* [Work instructions] Write out the material again exactly, please, and omit the pictures.
+++ Available data
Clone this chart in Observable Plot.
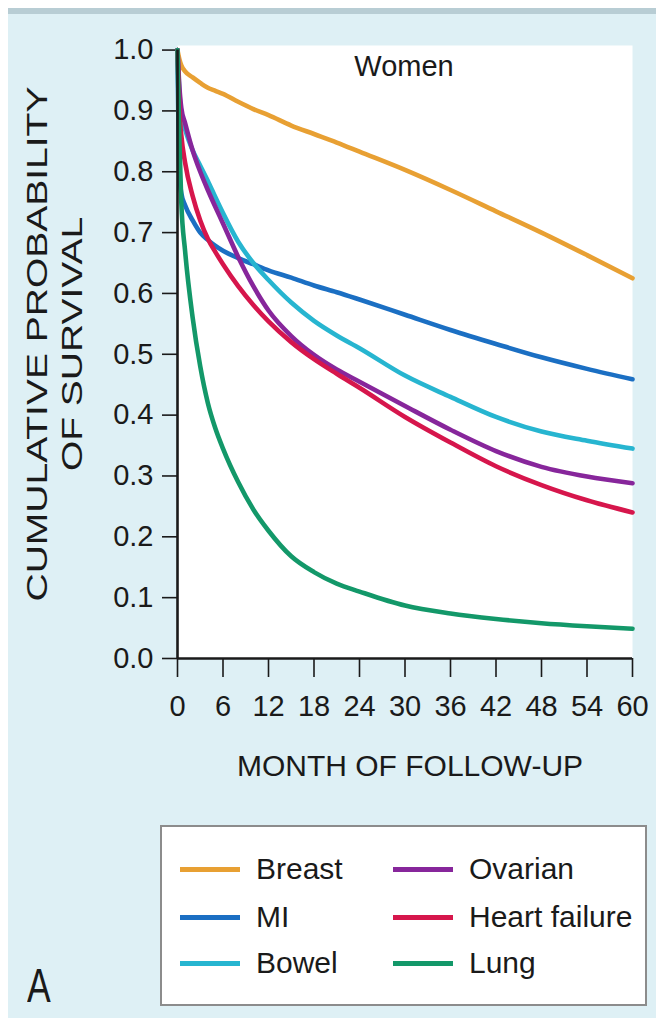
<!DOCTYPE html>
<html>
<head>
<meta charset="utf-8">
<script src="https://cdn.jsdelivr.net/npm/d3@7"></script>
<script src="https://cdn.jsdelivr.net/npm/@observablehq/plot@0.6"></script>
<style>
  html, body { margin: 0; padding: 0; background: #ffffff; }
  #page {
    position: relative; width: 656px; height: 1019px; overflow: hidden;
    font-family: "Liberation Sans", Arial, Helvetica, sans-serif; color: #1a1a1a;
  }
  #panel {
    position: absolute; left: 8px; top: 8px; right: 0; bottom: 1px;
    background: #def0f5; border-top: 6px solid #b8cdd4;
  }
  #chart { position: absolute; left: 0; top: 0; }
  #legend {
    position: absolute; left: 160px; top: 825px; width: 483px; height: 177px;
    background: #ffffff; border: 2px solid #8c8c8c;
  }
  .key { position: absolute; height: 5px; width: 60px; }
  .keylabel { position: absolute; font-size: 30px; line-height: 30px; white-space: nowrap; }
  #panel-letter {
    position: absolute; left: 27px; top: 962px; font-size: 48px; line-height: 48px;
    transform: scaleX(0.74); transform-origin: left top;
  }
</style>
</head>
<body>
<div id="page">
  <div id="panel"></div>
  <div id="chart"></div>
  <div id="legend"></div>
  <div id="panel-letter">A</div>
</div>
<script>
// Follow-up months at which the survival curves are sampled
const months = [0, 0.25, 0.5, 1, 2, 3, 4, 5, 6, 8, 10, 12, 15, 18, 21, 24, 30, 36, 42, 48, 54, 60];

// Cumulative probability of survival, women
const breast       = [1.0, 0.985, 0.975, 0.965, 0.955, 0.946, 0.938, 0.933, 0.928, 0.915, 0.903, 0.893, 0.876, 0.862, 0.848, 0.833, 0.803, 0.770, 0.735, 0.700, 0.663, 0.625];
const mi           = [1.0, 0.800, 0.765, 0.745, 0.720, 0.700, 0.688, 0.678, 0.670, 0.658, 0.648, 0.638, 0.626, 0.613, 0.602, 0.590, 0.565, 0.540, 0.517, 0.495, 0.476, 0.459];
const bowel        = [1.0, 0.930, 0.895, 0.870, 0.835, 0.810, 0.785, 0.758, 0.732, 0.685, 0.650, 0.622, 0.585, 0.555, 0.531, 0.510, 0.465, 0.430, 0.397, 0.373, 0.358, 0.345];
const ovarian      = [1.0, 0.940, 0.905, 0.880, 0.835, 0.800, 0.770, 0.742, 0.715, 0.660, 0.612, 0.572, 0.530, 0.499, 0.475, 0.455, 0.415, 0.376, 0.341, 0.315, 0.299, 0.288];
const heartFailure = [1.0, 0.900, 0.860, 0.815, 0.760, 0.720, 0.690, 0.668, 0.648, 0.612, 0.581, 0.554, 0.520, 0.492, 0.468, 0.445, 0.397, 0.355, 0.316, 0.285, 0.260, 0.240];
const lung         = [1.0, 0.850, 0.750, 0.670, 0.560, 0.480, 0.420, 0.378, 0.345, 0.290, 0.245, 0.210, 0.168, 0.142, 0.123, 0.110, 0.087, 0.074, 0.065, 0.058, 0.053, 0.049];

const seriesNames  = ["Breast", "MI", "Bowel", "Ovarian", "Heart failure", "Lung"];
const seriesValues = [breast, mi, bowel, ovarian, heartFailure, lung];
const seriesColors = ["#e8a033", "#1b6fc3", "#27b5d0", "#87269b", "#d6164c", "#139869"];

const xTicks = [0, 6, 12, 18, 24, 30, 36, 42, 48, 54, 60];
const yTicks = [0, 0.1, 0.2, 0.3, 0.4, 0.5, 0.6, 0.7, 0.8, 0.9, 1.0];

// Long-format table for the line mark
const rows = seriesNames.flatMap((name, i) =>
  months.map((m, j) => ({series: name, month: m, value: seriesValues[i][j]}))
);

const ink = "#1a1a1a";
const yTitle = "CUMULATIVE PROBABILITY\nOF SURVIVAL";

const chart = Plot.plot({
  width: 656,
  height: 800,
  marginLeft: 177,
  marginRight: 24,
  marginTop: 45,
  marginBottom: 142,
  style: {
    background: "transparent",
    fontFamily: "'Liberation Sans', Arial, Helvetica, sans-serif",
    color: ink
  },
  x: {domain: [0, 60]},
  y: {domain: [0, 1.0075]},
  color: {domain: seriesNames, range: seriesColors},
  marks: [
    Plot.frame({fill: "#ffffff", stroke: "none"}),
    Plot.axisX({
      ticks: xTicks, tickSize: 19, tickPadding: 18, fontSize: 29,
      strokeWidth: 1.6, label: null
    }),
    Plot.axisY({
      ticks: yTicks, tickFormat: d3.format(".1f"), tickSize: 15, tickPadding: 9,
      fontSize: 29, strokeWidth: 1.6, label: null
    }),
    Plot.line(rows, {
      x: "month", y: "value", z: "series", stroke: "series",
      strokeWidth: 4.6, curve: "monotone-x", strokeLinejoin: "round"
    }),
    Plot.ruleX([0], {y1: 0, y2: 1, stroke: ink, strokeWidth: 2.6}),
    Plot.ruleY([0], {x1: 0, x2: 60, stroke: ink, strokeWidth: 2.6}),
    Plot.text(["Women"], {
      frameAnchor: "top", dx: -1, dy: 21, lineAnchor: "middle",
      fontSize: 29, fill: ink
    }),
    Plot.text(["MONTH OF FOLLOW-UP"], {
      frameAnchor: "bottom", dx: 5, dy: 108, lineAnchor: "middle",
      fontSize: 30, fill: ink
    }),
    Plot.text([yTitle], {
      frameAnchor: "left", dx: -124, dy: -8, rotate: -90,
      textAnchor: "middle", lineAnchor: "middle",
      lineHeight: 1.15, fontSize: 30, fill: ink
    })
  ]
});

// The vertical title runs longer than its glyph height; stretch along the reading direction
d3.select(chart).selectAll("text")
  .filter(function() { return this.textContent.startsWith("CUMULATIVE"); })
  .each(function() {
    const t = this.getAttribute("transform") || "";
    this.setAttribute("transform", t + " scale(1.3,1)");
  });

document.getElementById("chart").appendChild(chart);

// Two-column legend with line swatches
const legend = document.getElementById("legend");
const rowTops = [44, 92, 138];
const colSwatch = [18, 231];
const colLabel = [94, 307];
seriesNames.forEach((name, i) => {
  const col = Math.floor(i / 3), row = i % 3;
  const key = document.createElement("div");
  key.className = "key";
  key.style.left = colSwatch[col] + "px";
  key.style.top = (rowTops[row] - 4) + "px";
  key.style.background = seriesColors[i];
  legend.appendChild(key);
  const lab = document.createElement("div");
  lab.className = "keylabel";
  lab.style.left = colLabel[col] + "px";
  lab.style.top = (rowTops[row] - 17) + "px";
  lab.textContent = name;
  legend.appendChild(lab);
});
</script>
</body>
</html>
++++++
* [Answer to the problem]
Clone this chart in Observable Plot.
<!DOCTYPE html>
<html>
<head>
<meta charset="utf-8">
<script src="https://cdn.jsdelivr.net/npm/d3@7"></script>
<script src="https://cdn.jsdelivr.net/npm/@observablehq/plot@0.6"></script>
<style>
  html, body { margin: 0; padding: 0; background: #ffffff; }
  #page {
    position: relative; width: 656px; height: 1019px; overflow: hidden;
    font-family: "Liberation Sans", Arial, Helvetica, sans-serif; color: #1a1a1a;
  }
  #panel {
    position: absolute; left: 8px; top: 8px; right: 0; bottom: 1px;
    background: #def0f5; border-top: 6px solid #b8cdd4;
  }
  #chart { position: absolute; left: 0; top: 0; }
  #legend {
    position: absolute; left: 160px; top: 825px; width: 483px; height: 177px;
    background: #ffffff; border: 2px solid #8c8c8c;
  }
  .key { position: absolute; height: 5px; width: 60px; }
  .keylabel { position: absolute; font-size: 30px; line-height: 30px; white-space: nowrap; }
  #panel-letter {
    position: absolute; left: 27px; top: 962px; font-size: 48px; line-height: 48px;
    transform: scaleX(0.74); transform-origin: left top;
  }
</style>
</head>
<body>
<div id="page">
  <div id="panel"></div>
  <div id="chart"></div>
  <div id="legend"></div>
  <div id="panel-letter">A</div>
</div>
<script>
// Follow-up months at which the survival curves are sampled
const months = [0, 0.25, 0.5, 1, 2, 3, 4, 5, 6, 8, 10, 12, 15, 18, 21, 24, 30, 36, 42, 48, 54, 60];

// Cumulative probability of survival, women
const breast       = [1.0, 0.985, 0.975, 0.965, 0.955, 0.946, 0.938, 0.933, 0.928, 0.915, 0.903, 0.893, 0.876, 0.862, 0.848, 0.833, 0.803, 0.770, 0.735, 0.700, 0.663, 0.625];
const mi           = [1.0, 0.800, 0.765, 0.745, 0.720, 0.700, 0.688, 0.678, 0.670, 0.658, 0.648, 0.638, 0.626, 0.613, 0.602, 0.590, 0.565, 0.540, 0.517, 0.495, 0.476, 0.459];
const bowel        = [1.0, 0.930, 0.895, 0.870, 0.835, 0.810, 0.785, 0.758, 0.732, 0.685, 0.650, 0.622, 0.585, 0.555, 0.531, 0.510, 0.465, 0.430, 0.397, 0.373, 0.358, 0.345];
const ovarian      = [1.0, 0.940, 0.905, 0.880, 0.835, 0.800, 0.770, 0.742, 0.715, 0.660, 0.612, 0.572, 0.530, 0.499, 0.475, 0.455, 0.415, 0.376, 0.341, 0.315, 0.299, 0.288];
const heartFailure = [1.0, 0.900, 0.860, 0.815, 0.760, 0.720, 0.690, 0.668, 0.648, 0.612, 0.581, 0.554, 0.520, 0.492, 0.468, 0.445, 0.397, 0.355, 0.316, 0.285, 0.260, 0.240];
const lung         = [1.0, 0.850, 0.750, 0.670, 0.560, 0.480, 0.420, 0.378, 0.345, 0.290, 0.245, 0.210, 0.168, 0.142, 0.123, 0.110, 0.087, 0.074, 0.065, 0.058, 0.053, 0.049];

const seriesNames  = ["Breast", "MI", "Bowel", "Ovarian", "Heart failure", "Lung"];
const seriesValues = [breast, mi, bowel, ovarian, heartFailure, lung];
const seriesColors = ["#e8a033", "#1b6fc3", "#27b5d0", "#87269b", "#d6164c", "#139869"];

const xTicks = [0, 6, 12, 18, 24, 30, 36, 42, 48, 54, 60];
const yTicks = [0, 0.1, 0.2, 0.3, 0.4, 0.5, 0.6, 0.7, 0.8, 0.9, 1.0];

// Long-format table for the line mark
const rows = seriesNames.flatMap((name, i) =>
  months.map((m, j) => ({series: name, month: m, value: seriesValues[i][j]}))
);

const ink = "#1a1a1a";
const yTitle = "CUMULATIVE PROBABILITY\nOF SURVIVAL";

const chart = Plot.plot({
  width: 656,
  height: 800,
  marginLeft: 177,
  marginRight: 24,
  marginTop: 45,
  marginBottom: 142,
  style: {
    background: "transparent",
    fontFamily: "'Liberation Sans', Arial, Helvetica, sans-serif",
    color: ink
  },
  x: {domain: [0, 60]},
  y: {domain: [0, 1.0075]},
  color: {domain: seriesNames, range: seriesColors},
  marks: [
    Plot.frame({fill: "#ffffff", stroke: "none"}),
    Plot.axisX({
      ticks: xTicks, tickSize: 19, tickPadding: 18, fontSize: 29,
      strokeWidth: 1.6, label: null
    }),
    Plot.axisY({
      ticks: yTicks, tickFormat: d3.format(".1f"), tickSize: 15, tickPadding: 9,
      fontSize: 29, strokeWidth: 1.6, label: null
    }),
    Plot.line(rows, {
      x: "month", y: "value", z: "series", stroke: "series",
      strokeWidth: 4.6, curve: "monotone-x", strokeLinejoin: "round"
    }),
    Plot.ruleX([0], {y1: 0, y2: 1, stroke: ink, strokeWidth: 2.6}),
    Plot.ruleY([0], {x1: 0, x2: 60, stroke: ink, strokeWidth: 2.6}),
    Plot.text(["Women"], {
      frameAnchor: "top", dx: -1, dy: 21, lineAnchor: "middle",
      fontSize: 29, fill: ink
    }),
    Plot.text(["MONTH OF FOLLOW-UP"], {
      frameAnchor: "bottom", dx: 5, dy: 108, lineAnchor: "middle",
      fontSize: 30, fill: ink
    }),
    Plot.text([yTitle], {
      frameAnchor: "left", dx: -124, dy: -8, rotate: -90,
      textAnchor: "middle", lineAnchor: "middle",
      lineHeight: 1.15, fontSize: 30, fill: ink
    })
  ]
});

// The vertical title runs longer than its glyph height; stretch along the reading direction
d3.select(chart).selectAll("text")
  .filter(function() { return this.textContent.startsWith("CUMULATIVE"); })
  .each(function() {
    const t = this.getAttribute("transform") || "";
    this.setAttribute("transform", t + " scale(1.3,1)");
  });

document.getElementById("chart").appendChild(chart);

// Two-column legend with line swatches
const legend = document.getElementById("legend");
const rowTops = [44, 92, 138];
const colSwatch = [18, 231];
const colLabel = [94, 307];
seriesNames.forEach((name, i) => {
  const col = Math.floor(i / 3), row = i % 3;
  const key = document.createElement("div");
  key.className = "key";
  key.style.left = colSwatch[col] + "px";
  key.style.top = (rowTops[row] - 4) + "px";
  key.style.background = seriesColors[i];
  legend.appendChild(key);
  const lab = document.createElement("div");
  lab.className = "keylabel";
  lab.style.left = colLabel[col] + "px";
  lab.style.top = (rowTops[row] - 17) + "px";
  lab.textContent = name;
  legend.appendChild(lab);
});
</script>
</body>
</html>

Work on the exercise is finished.